What to work on:
Give the data again exactly as written, skipping any pictures.

Supplied information:

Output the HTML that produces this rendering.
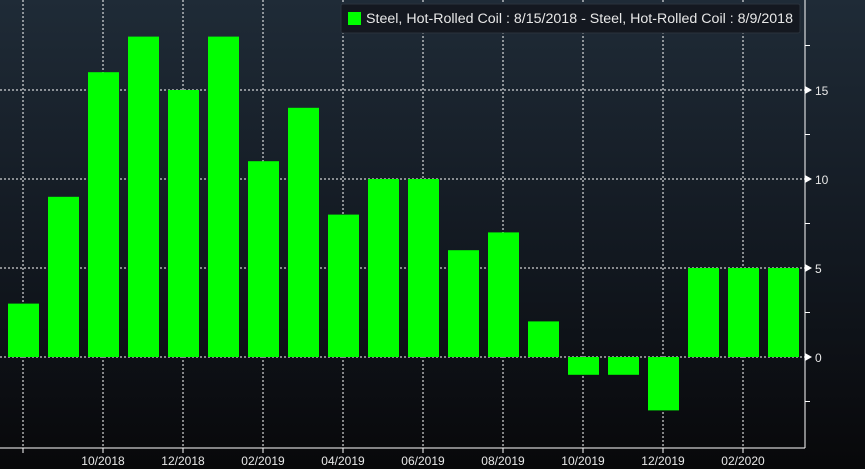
<!DOCTYPE html>
<html><head><meta charset="utf-8"><style>
html,body{margin:0;padding:0;background:#000}
svg{display:block}
text{font-family:"Liberation Sans",sans-serif;fill:#e8e8e8}
</style></head><body>
<svg id="c" width="865" height="469">
<defs><linearGradient id="bg" x1="0" y1="0" x2="0" y2="1">
<stop offset="0" stop-color="#1f2b37"/><stop offset="0.55" stop-color="#121820"/><stop offset="1" stop-color="#08080a"/></linearGradient></defs>
<rect width="865" height="469" fill="url(#bg)"/>
<g id="grid"></g>
<g id="bars"></g>
<g id="axes"></g>
<g>
<rect x="341" y="4" width="459" height="29" rx="2" fill="#141820" stroke="#2a323c"/>
<rect x="348" y="12" width="13" height="13" fill="#00ff00"/>
<text x="366" y="23" font-size="13.5" textLength="427" lengthAdjust="spacingAndGlyphs">Steel, Hot-Rolled Coil : 8/15/2018 - Steel, Hot-Rolled Coil : 8/9/2018</text>
</g>
</svg>
<script>
const values=[3,9,16,18,15,18,11,14,8,10,10,6,7,2,-1,-1,-3,5,5,5];
const xLabels=["","10/2018","12/2018","02/2019","04/2019","06/2019","08/2019","10/2019","12/2019","02/2020"];
const yTicks=[0,5,10,15];
const NS="http://www.w3.org/2000/svg";
const x=i=>23+40*i;
const y=v=>357-17.8*v;
function mk(t,a,p){const e=document.createElementNS(NS,t);for(const k in a)e.setAttribute(k,a[k]);p.appendChild(e);return e;}
const grid=document.getElementById('grid'),bars=document.getElementById('bars'),axes=document.getElementById('axes');
yTicks.forEach(v=>{
 const l=mk('line',{x1:0,x2:805,y1:y(v),y2:y(v),stroke:'#fff','stroke-width':1,'stroke-dasharray':'2,2'},grid);
 
 
 const t=mk('text',{x:815,y:y(v)+5,'font-size':12},axes);t.textContent=v;
 
 
 mk('path',{d:`M805 ${y(v)-4}L812 ${y(v)}L805 ${y(v)+4}Z`,fill:'#fff'},axes);
});
for(let v=-2.5;v<20;v+=5){mk('line',{x1:805,x2:810,y1:y(v),y2:y(v),stroke:'#fff'},axes);}
xLabels.forEach((s,k)=>{
 const gx=x(2*k);
 const l=mk('line',{x1:gx,x2:gx,y1:0,y2:448,stroke:'#fff','stroke-width':1,'stroke-dasharray':'2,2'},grid);
 
 
 mk('line',{x1:gx,x2:gx,y1:448,y2:453,stroke:'#fff'},axes);
 if(s){const t=mk('text',{x:gx,y:465,'font-size':12,'text-anchor':'middle'},axes);t.textContent=s;
 
 }
});
values.forEach((v,i)=>{
 const r=mk('rect',{x:x(i)-15,y:Math.min(y(v),y(0)),width:31,height:Math.abs(y(v)-y(0)),fill:'#00ff00'},bars);
 
 
});
mk('line',{x1:0,x2:805,y1:448,y2:448,stroke:'#fff'},axes);
mk('line',{x1:805,x2:805,y1:0,y2:448,stroke:'#fff'},axes);
</script>
</body></html>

Answer in full:
Output the HTML that produces this rendering.
<!DOCTYPE html>
<html><head><meta charset="utf-8"><style>
html,body{margin:0;padding:0;background:#000}
svg{display:block}
text{font-family:"Liberation Sans",sans-serif;fill:#e8e8e8}
</style></head><body>
<svg id="c" width="865" height="469">
<defs><linearGradient id="bg" x1="0" y1="0" x2="0" y2="1">
<stop offset="0" stop-color="#1f2b37"/><stop offset="0.55" stop-color="#121820"/><stop offset="1" stop-color="#08080a"/></linearGradient></defs>
<rect width="865" height="469" fill="url(#bg)"/>
<g id="grid"></g>
<g id="bars"></g>
<g id="axes"></g>
<g>
<rect x="341" y="4" width="459" height="29" rx="2" fill="#141820" stroke="#2a323c"/>
<rect x="348" y="12" width="13" height="13" fill="#00ff00"/>
<text x="366" y="23" font-size="13.5" textLength="427" lengthAdjust="spacingAndGlyphs">Steel, Hot-Rolled Coil : 8/15/2018 - Steel, Hot-Rolled Coil : 8/9/2018</text>
</g>
</svg>
<script>
const values=[3,9,16,18,15,18,11,14,8,10,10,6,7,2,-1,-1,-3,5,5,5];
const xLabels=["","10/2018","12/2018","02/2019","04/2019","06/2019","08/2019","10/2019","12/2019","02/2020"];
const yTicks=[0,5,10,15];
const NS="http://www.w3.org/2000/svg";
const x=i=>23+40*i;
const y=v=>357-17.8*v;
function mk(t,a,p){const e=document.createElementNS(NS,t);for(const k in a)e.setAttribute(k,a[k]);p.appendChild(e);return e;}
const grid=document.getElementById('grid'),bars=document.getElementById('bars'),axes=document.getElementById('axes');
yTicks.forEach(v=>{
 const l=mk('line',{x1:0,x2:805,y1:y(v),y2:y(v),stroke:'#fff','stroke-width':1,'stroke-dasharray':'2,2'},grid);
 
 
 const t=mk('text',{x:815,y:y(v)+5,'font-size':12},axes);t.textContent=v;
 
 
 mk('path',{d:`M805 ${y(v)-4}L812 ${y(v)}L805 ${y(v)+4}Z`,fill:'#fff'},axes);
});
for(let v=-2.5;v<20;v+=5){mk('line',{x1:805,x2:810,y1:y(v),y2:y(v),stroke:'#fff'},axes);}
xLabels.forEach((s,k)=>{
 const gx=x(2*k);
 const l=mk('line',{x1:gx,x2:gx,y1:0,y2:448,stroke:'#fff','stroke-width':1,'stroke-dasharray':'2,2'},grid);
 
 
 mk('line',{x1:gx,x2:gx,y1:448,y2:453,stroke:'#fff'},axes);
 if(s){const t=mk('text',{x:gx,y:465,'font-size':12,'text-anchor':'middle'},axes);t.textContent=s;
 
 }
});
values.forEach((v,i)=>{
 const r=mk('rect',{x:x(i)-15,y:Math.min(y(v),y(0)),width:31,height:Math.abs(y(v)-y(0)),fill:'#00ff00'},bars);
 
 
});
mk('line',{x1:0,x2:805,y1:448,y2:448,stroke:'#fff'},axes);
mk('line',{x1:805,x2:805,y1:0,y2:448,stroke:'#fff'},axes);
</script>
</body></html>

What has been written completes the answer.